5 Article 394 (Law n° 95-522 of 06 /07/ 1995) of the Penal Code on theft states: “The penalty is ten to twenty years’ imprisonment and a fine of between 500,000 to 5,000,000 francs if the theft or attempted theft was accompanied by at least one of the following circumstances: (...) 8 The penalty is twenty years’ imprisonment if the theft or attempted theft is committed at night.”

6 Article 395 (Law No. 95-522 of 06 /07/ 1995) stipulates: “Theft or attempted theft shall be punishable by death if committed: 1 At night, when two of the circumstances set out in the preceding article are present; 2 When the perpetrator is carrying a visible or concealed weapon; 3 With violence resulting in death or injury, or when the perpetrator has used a vehicle to facilitate his enterprise or escape, or is carrying a narcotic substance.”

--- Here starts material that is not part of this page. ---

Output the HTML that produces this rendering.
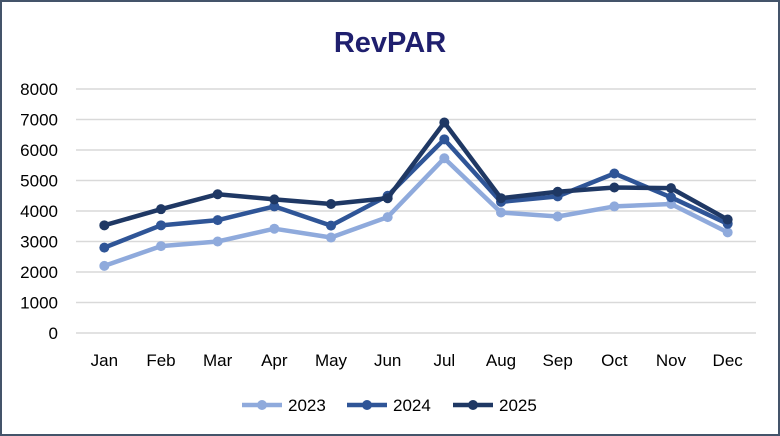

7 Article 397 stipulates: “(...) In addition, convicted persons: 1 Are deprived of the rights provided for in article 66 of the present Code for a period of ten years; 2 Are prohibited from appearing in certain places provided for in article 78 of the present Code; The judge may, by special decision, extend the period of deprivation of rights or prohibition from appearing up to twenty years.”

8 The Respondent State became a party to the International Covenant on Civil and Political Rights on 26 March 1992.

9 Suy Bi Gohoré Émile and others v. Republic of Côte d’Ivoire (merits and reparations) (15 July 2020) 4 AfCLR 406, § 2.

10 African Commission on Human and Peoples’ Rights v. Republic of Kenya (merits) (26 May 2017) 2 AfCLR 9, §§ 93- 94; Kouassi Kouame Patrice and Baba Cylla v. Republic of Côte d’Ivoire, AfCHPR, Application No. 015/2021, Judgment 22 September 2022 (merits and reparations), § 49.

11 Mariam Kouma and Ousmane Diabaté v. Republic of Mali (jurisdiction and admissibility) (21 March 2018) 2 AfCLR 237, § 63; Rutabingwa Chrysanthe v. Republic of Rwanda (jurisdiction and admissibility) (11 May 2018) 2 AfCLR 361, § 48; Collectif of former ALS workers v. Republic of Mali, AfCHPR, Application No. 042/2015, Judgment of 28 March 2019 (jurisdiction and admissibility), § 39.

12 Ibid

13 Rule 30(2) of the Rules, 2 June 2010.